Data lines -
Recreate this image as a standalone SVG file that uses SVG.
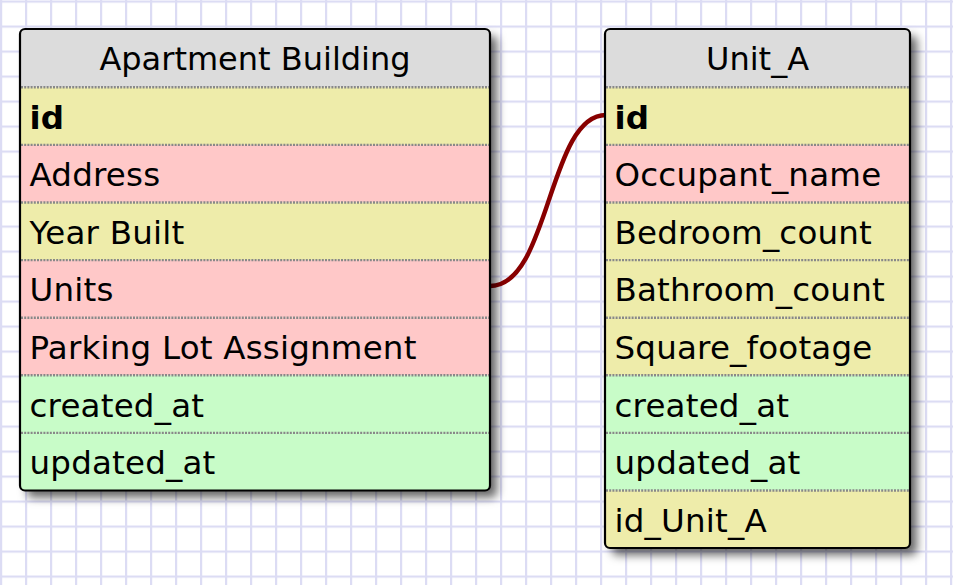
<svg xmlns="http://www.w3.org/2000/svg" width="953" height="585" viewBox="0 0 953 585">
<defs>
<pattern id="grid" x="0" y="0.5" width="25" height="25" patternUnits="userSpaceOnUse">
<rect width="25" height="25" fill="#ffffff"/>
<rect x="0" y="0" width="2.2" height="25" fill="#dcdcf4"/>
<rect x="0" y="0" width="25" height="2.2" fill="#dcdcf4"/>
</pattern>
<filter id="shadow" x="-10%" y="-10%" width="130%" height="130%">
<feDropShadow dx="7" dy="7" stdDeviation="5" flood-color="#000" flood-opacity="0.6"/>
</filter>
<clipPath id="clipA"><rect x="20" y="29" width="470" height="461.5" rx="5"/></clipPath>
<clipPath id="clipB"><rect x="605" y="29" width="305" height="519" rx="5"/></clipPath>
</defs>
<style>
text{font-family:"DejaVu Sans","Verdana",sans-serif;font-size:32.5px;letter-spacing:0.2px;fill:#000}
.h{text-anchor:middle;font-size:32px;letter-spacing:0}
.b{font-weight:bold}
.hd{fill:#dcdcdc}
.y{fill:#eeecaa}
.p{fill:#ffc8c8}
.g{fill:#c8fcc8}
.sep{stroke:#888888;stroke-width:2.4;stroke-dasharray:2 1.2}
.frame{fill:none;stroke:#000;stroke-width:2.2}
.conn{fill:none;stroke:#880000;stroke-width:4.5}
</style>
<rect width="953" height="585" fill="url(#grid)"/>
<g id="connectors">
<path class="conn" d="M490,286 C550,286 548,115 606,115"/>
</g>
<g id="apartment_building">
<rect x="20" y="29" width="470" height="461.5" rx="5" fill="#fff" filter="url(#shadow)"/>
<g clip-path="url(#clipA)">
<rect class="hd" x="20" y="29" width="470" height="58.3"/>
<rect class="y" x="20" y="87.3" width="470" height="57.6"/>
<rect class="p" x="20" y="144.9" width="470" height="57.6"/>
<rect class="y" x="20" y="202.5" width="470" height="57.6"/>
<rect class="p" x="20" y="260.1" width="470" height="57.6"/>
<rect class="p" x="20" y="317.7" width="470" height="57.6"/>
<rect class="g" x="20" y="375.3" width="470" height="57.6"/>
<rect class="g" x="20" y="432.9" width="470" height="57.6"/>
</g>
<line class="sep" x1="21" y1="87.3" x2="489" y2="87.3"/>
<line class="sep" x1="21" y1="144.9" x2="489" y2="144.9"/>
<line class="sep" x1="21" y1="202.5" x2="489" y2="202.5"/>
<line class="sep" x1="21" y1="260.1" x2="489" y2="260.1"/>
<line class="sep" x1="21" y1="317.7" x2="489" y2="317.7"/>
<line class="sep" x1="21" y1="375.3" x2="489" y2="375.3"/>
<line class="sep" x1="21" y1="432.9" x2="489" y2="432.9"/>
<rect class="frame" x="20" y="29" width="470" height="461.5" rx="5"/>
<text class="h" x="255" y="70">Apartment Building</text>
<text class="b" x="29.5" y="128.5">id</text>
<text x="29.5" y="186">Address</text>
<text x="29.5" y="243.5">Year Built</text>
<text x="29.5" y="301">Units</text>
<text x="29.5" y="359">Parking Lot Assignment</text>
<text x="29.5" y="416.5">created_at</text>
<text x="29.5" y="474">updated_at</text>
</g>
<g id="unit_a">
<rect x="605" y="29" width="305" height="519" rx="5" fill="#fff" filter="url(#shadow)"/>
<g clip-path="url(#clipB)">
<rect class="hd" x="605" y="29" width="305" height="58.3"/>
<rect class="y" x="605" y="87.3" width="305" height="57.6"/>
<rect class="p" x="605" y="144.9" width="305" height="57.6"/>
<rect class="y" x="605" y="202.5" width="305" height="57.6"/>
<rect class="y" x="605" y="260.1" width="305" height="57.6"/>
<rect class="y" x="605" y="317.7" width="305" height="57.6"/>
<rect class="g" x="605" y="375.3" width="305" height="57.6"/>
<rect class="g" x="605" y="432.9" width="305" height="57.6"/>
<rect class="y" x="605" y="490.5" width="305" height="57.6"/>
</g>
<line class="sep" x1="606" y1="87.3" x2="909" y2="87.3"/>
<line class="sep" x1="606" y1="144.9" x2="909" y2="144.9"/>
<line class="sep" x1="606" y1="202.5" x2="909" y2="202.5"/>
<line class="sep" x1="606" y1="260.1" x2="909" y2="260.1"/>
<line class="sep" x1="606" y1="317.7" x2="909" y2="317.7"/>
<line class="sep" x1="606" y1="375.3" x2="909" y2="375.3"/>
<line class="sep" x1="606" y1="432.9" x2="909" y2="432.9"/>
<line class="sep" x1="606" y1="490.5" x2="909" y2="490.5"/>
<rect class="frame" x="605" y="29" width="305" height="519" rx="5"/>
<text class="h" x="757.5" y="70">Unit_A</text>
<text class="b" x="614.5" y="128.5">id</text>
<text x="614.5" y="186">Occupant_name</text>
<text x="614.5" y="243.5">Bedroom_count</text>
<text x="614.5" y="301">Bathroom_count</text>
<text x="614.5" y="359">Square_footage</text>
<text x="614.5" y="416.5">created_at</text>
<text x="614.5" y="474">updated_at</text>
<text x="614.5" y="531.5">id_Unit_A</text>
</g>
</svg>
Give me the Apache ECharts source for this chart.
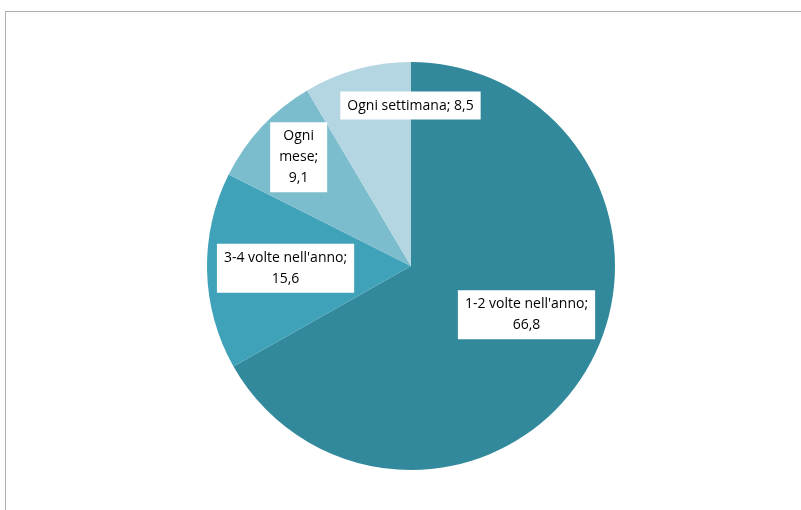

What to work on -
Quote all the lines above exactly as given. Do not include the pictures.

Answer -
Recreate this image as a standalone SVG file that uses SVG.
<svg xmlns="http://www.w3.org/2000/svg" width="953" height="585" viewBox="0 0 953 585">
<defs>
<pattern id="grid" x="0" y="0.5" width="25" height="25" patternUnits="userSpaceOnUse">
<rect width="25" height="25" fill="#ffffff"/>
<rect x="0" y="0" width="2.2" height="25" fill="#dcdcf4"/>
<rect x="0" y="0" width="25" height="2.2" fill="#dcdcf4"/>
</pattern>
<filter id="shadow" x="-10%" y="-10%" width="130%" height="130%">
<feDropShadow dx="7" dy="7" stdDeviation="5" flood-color="#000" flood-opacity="0.6"/>
</filter>
<clipPath id="clipA"><rect x="20" y="29" width="470" height="461.5" rx="5"/></clipPath>
<clipPath id="clipB"><rect x="605" y="29" width="305" height="519" rx="5"/></clipPath>
</defs>
<style>
text{font-family:"DejaVu Sans","Verdana",sans-serif;font-size:32.5px;letter-spacing:0.2px;fill:#000}
.h{text-anchor:middle;font-size:32px;letter-spacing:0}
.b{font-weight:bold}
.hd{fill:#dcdcdc}
.y{fill:#eeecaa}
.p{fill:#ffc8c8}
.g{fill:#c8fcc8}
.sep{stroke:#888888;stroke-width:2.4;stroke-dasharray:2 1.2}
.frame{fill:none;stroke:#000;stroke-width:2.2}
.conn{fill:none;stroke:#880000;stroke-width:4.5}
</style>
<rect width="953" height="585" fill="url(#grid)"/>
<g id="connectors">
<path class="conn" d="M490,286 C550,286 548,115 606,115"/>
</g>
<g id="apartment_building">
<rect x="20" y="29" width="470" height="461.5" rx="5" fill="#fff" filter="url(#shadow)"/>
<g clip-path="url(#clipA)">
<rect class="hd" x="20" y="29" width="470" height="58.3"/>
<rect class="y" x="20" y="87.3" width="470" height="57.6"/>
<rect class="p" x="20" y="144.9" width="470" height="57.6"/>
<rect class="y" x="20" y="202.5" width="470" height="57.6"/>
<rect class="p" x="20" y="260.1" width="470" height="57.6"/>
<rect class="p" x="20" y="317.7" width="470" height="57.6"/>
<rect class="g" x="20" y="375.3" width="470" height="57.6"/>
<rect class="g" x="20" y="432.9" width="470" height="57.6"/>
</g>
<line class="sep" x1="21" y1="87.3" x2="489" y2="87.3"/>
<line class="sep" x1="21" y1="144.9" x2="489" y2="144.9"/>
<line class="sep" x1="21" y1="202.5" x2="489" y2="202.5"/>
<line class="sep" x1="21" y1="260.1" x2="489" y2="260.1"/>
<line class="sep" x1="21" y1="317.7" x2="489" y2="317.7"/>
<line class="sep" x1="21" y1="375.3" x2="489" y2="375.3"/>
<line class="sep" x1="21" y1="432.9" x2="489" y2="432.9"/>
<rect class="frame" x="20" y="29" width="470" height="461.5" rx="5"/>
<text class="h" x="255" y="70">Apartment Building</text>
<text class="b" x="29.5" y="128.5">id</text>
<text x="29.5" y="186">Address</text>
<text x="29.5" y="243.5">Year Built</text>
<text x="29.5" y="301">Units</text>
<text x="29.5" y="359">Parking Lot Assignment</text>
<text x="29.5" y="416.5">created_at</text>
<text x="29.5" y="474">updated_at</text>
</g>
<g id="unit_a">
<rect x="605" y="29" width="305" height="519" rx="5" fill="#fff" filter="url(#shadow)"/>
<g clip-path="url(#clipB)">
<rect class="hd" x="605" y="29" width="305" height="58.3"/>
<rect class="y" x="605" y="87.3" width="305" height="57.6"/>
<rect class="p" x="605" y="144.9" width="305" height="57.6"/>
<rect class="y" x="605" y="202.5" width="305" height="57.6"/>
<rect class="y" x="605" y="260.1" width="305" height="57.6"/>
<rect class="y" x="605" y="317.7" width="305" height="57.6"/>
<rect class="g" x="605" y="375.3" width="305" height="57.6"/>
<rect class="g" x="605" y="432.9" width="305" height="57.6"/>
<rect class="y" x="605" y="490.5" width="305" height="57.6"/>
</g>
<line class="sep" x1="606" y1="87.3" x2="909" y2="87.3"/>
<line class="sep" x1="606" y1="144.9" x2="909" y2="144.9"/>
<line class="sep" x1="606" y1="202.5" x2="909" y2="202.5"/>
<line class="sep" x1="606" y1="260.1" x2="909" y2="260.1"/>
<line class="sep" x1="606" y1="317.7" x2="909" y2="317.7"/>
<line class="sep" x1="606" y1="375.3" x2="909" y2="375.3"/>
<line class="sep" x1="606" y1="432.9" x2="909" y2="432.9"/>
<line class="sep" x1="606" y1="490.5" x2="909" y2="490.5"/>
<rect class="frame" x="605" y="29" width="305" height="519" rx="5"/>
<text class="h" x="757.5" y="70">Unit_A</text>
<text class="b" x="614.5" y="128.5">id</text>
<text x="614.5" y="186">Occupant_name</text>
<text x="614.5" y="243.5">Bedroom_count</text>
<text x="614.5" y="301">Bathroom_count</text>
<text x="614.5" y="359">Square_footage</text>
<text x="614.5" y="416.5">created_at</text>
<text x="614.5" y="474">updated_at</text>
<text x="614.5" y="531.5">id_Unit_A</text>
</g>
</svg>
Give me the Apache ECharts source for this chart.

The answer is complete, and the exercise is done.